Data section
_ _ _ _

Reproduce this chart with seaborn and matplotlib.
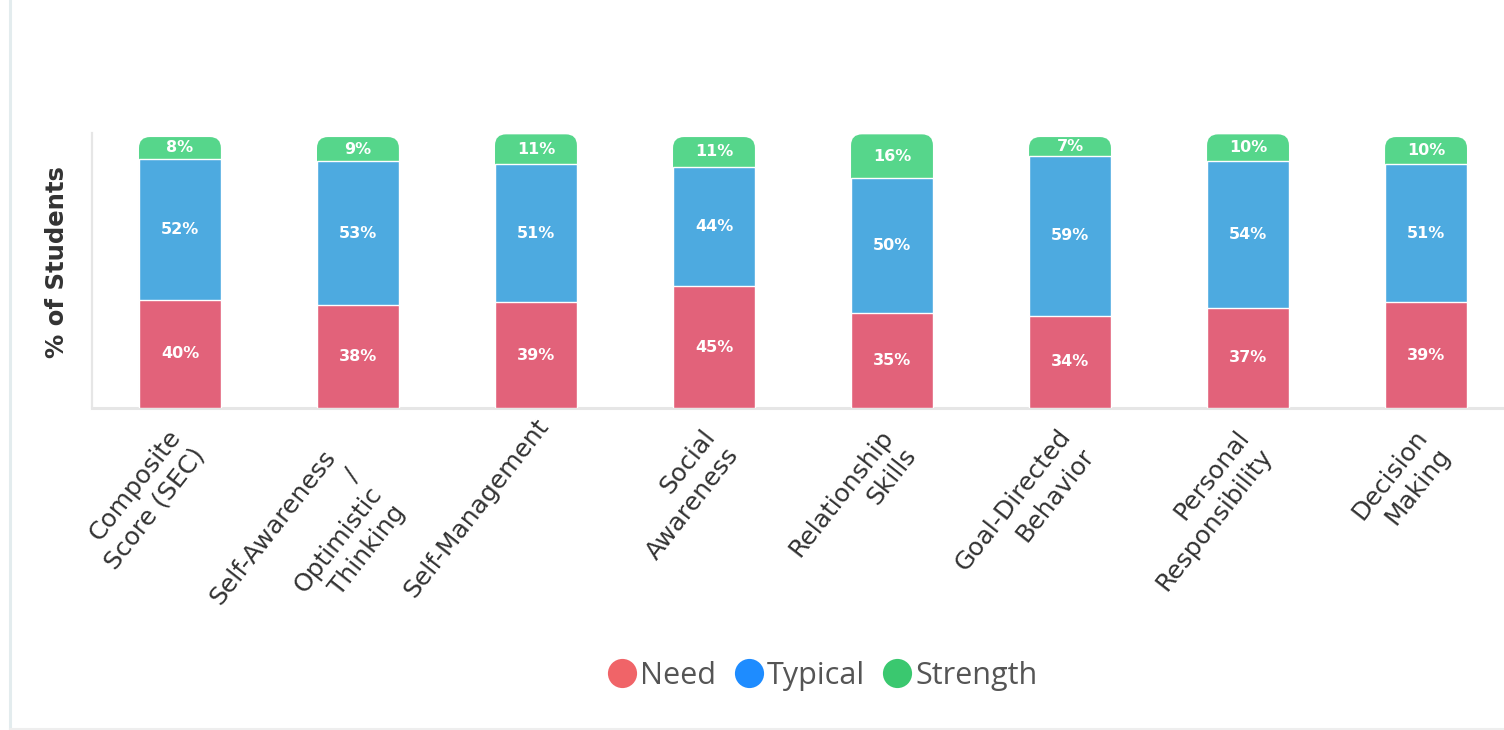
import numpy as np
import pandas as pd
import seaborn as sns
import matplotlib.pyplot as plt
from matplotlib.patches import FancyBboxPatch
from matplotlib.lines import Line2D
from matplotlib.transforms import ScaledTranslation

# ---- data -------------------------------------------------------------
categories = [
    "Composite\nScore (SEC)",
    "Self-Awareness\n/\nOptimistic\nThinking",
    "Self-Management",
    "Social\nAwareness",
    "Relationship\nSkills",
    "Goal-Directed\nBehavior",
    "Personal\nResponsibility",
    "Decision\nMaking",
]
need = [40, 38, 39, 45, 35, 34, 37, 39]
typical = [52, 53, 51, 44, 50, 59, 54, 51]
strength = [8, 9, 11, 11, 16, 7, 10, 10]
series_names = ["Need", "Typical", "Strength"]

# ---- styling ----------------------------------------------------------
bar_colors = {"Need": "#E2627A", "Typical": "#4DAAE0", "Strength": "#56D68B"}
legend_colors = {"Need": "#F06468", "Typical": "#1E8CFF", "Strength": "#3AC86F"}
text_dark = "#333333"

sns.set_theme(style="white")
plt.rcParams["font.family"] = ["DejaVu Sans"]

W, H = 1504, 730
DPI = 100
fig = plt.figure(figsize=(W / DPI, H / DPI), dpi=DPI)
ax = fig.add_axes([92 / W, 1 - 408 / H, (W - 92) / W, 275 / H])

df = pd.DataFrame({
    "category": categories,
    "Need": need,
    "Typical": typical,
    "Strength": strength,
})
df["need_top"] = df["Need"]
df["typical_top"] = df["Need"] + df["Typical"]
df["strength_top"] = df["typical_top"] + df["Strength"]

bar_w = 0.46
x_lo, x_hi = -0.494, 7.438
y_hi = 101.5

# back layer: full stack height in the Strength colour
sns.barplot(data=df, x="category", y="strength_top", color=bar_colors["Strength"],
            saturation=1, width=bar_w, ax=ax, order=categories)
strength_patches = list(ax.patches)

# round the top corners of the stack (the lower corners are covered)
px_x = (W - 92) / (x_hi - x_lo)      # pixels per x unit
px_y = 275 / y_hi                    # pixels per y unit
radius_px = 11
for p in strength_patches:
    x0, y0 = p.get_x(), p.get_y()
    w, h = p.get_width(), p.get_height()
    p.remove()
    rounded = FancyBboxPatch(
        (x0, y0), w, h,
        boxstyle=f"round,pad=0,rounding_size={radius_px / px_x}",
        mutation_aspect=px_x / px_y,
        facecolor=bar_colors["Strength"], edgecolor="none", zorder=1.5,
    )
    ax.add_patch(rounded)

sns.barplot(data=df, x="category", y="typical_top", color=bar_colors["Typical"],
            saturation=1, width=bar_w, ax=ax, order=categories, zorder=2)
sns.barplot(data=df, x="category", y="need_top", color=bar_colors["Need"],
            saturation=1, width=bar_w, ax=ax, order=categories, zorder=3)

# value labels centred in each segment
for i in range(len(categories)):
    segs = [
        (need[i], 0),
        (typical[i], need[i]),
        (strength[i], need[i] + typical[i]),
    ]
    for val, base in segs:
        ax.text(i, base + val / 2, f"{val}%", ha="center", va="center",
                color="white", fontsize=11.5, fontweight="bold", zorder=5)

# ---- axes -------------------------------------------------------------
ax.set_xlim(x_lo, x_hi)
ax.set_ylim(0, y_hi)
ax.set_yticks([])
ax.set_xlabel("")
ax.set_ylabel("% of Students", fontsize=17.5, fontweight="bold", color=text_dark)
ax.yaxis.set_label_coords(-0.0165, 0.53)

for side in ["top", "right"]:
    ax.spines[side].set_visible(False)
ax.spines["left"].set_color("#E6E6E6")
ax.spines["left"].set_linewidth(1.6)
ax.spines["bottom"].set_color("#E6E6E6")
ax.spines["bottom"].set_linewidth(2.2)

ax.set_xticks(range(len(categories)), labels=categories)
ax.tick_params(axis="x", length=0, pad=0, colors=text_dark, labelsize=18)
for lab in ax.get_xticklabels():
    n_lines = lab.get_text().count("\n") + 1
    dx_px, dy_px = 8, 14 + 19.5 * (n_lines - 1)
    lab.set_rotation(52)
    lab.set_rotation_mode("anchor")
    lab.set_horizontalalignment("right")
    lab.set_verticalalignment("center")
    lab.set_multialignment("right")
    lab.set_linespacing(1.3)
    lab.set_transform(lab.get_transform() +
                      ScaledTranslation(dx_px / DPI, -dy_px / DPI, fig.dpi_scale_trans))

# ---- legend -----------------------------------------------------------
handles = [
    Line2D([], [], linestyle="none", marker="o", markersize=21,
           markerfacecolor=legend_colors[s], markeredgecolor="none")
    for s in series_names
]
leg = fig.legend(handles, series_names, loc="center", ncol=3,
                 bbox_to_anchor=(823 / W, 1 - 676 / H), frameon=False,
                 prop={"family": "Open Sans", "size": 22},
                 handlelength=0.9, handletextpad=0.15, columnspacing=0.6,
                 borderpad=0, borderaxespad=0)
for t in leg.get_texts():
    t.set_color("#555555")

# ---- light panel border -------------------------------------------------
fig.add_artist(Line2D([10 / W, 10 / W], [0, 1], transform=fig.transFigure,
                      color="#E3ECEE", linewidth=2.2))
fig.add_artist(Line2D([10 / W, 1], [1.5 / H, 1.5 / H], transform=fig.transFigure,
                      color="#EEEEEE", linewidth=1.5))

fig.savefig("out.png", dpi=DPI, facecolor="white")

_ _ _ _

Exercise objective
Return only the lines from the start of the data through the line that contains "strength_patches = list(ax.patches)", please, copying them exactly and omitting all pictures.

Solution for this exercise
Reproduce this chart with seaborn and matplotlib.
import numpy as np
import pandas as pd
import seaborn as sns
import matplotlib.pyplot as plt
from matplotlib.patches import FancyBboxPatch
from matplotlib.lines import Line2D
from matplotlib.transforms import ScaledTranslation

# ---- data -------------------------------------------------------------
categories = [
    "Composite\nScore (SEC)",
    "Self-Awareness\n/\nOptimistic\nThinking",
    "Self-Management",
    "Social\nAwareness",
    "Relationship\nSkills",
    "Goal-Directed\nBehavior",
    "Personal\nResponsibility",
    "Decision\nMaking",
]
need = [40, 38, 39, 45, 35, 34, 37, 39]
typical = [52, 53, 51, 44, 50, 59, 54, 51]
strength = [8, 9, 11, 11, 16, 7, 10, 10]
series_names = ["Need", "Typical", "Strength"]

# ---- styling ----------------------------------------------------------
bar_colors = {"Need": "#E2627A", "Typical": "#4DAAE0", "Strength": "#56D68B"}
legend_colors = {"Need": "#F06468", "Typical": "#1E8CFF", "Strength": "#3AC86F"}
text_dark = "#333333"

sns.set_theme(style="white")
plt.rcParams["font.family"] = ["DejaVu Sans"]

W, H = 1504, 730
DPI = 100
fig = plt.figure(figsize=(W / DPI, H / DPI), dpi=DPI)
ax = fig.add_axes([92 / W, 1 - 408 / H, (W - 92) / W, 275 / H])

df = pd.DataFrame({
    "category": categories,
    "Need": need,
    "Typical": typical,
    "Strength": strength,
})
df["need_top"] = df["Need"]
df["typical_top"] = df["Need"] + df["Typical"]
df["strength_top"] = df["typical_top"] + df["Strength"]

bar_w = 0.46
x_lo, x_hi = -0.494, 7.438
y_hi = 101.5

# back layer: full stack height in the Strength colour
sns.barplot(data=df, x="category", y="strength_top", color=bar_colors["Strength"],
            saturation=1, width=bar_w, ax=ax, order=categories)
strength_patches = list(ax.patches)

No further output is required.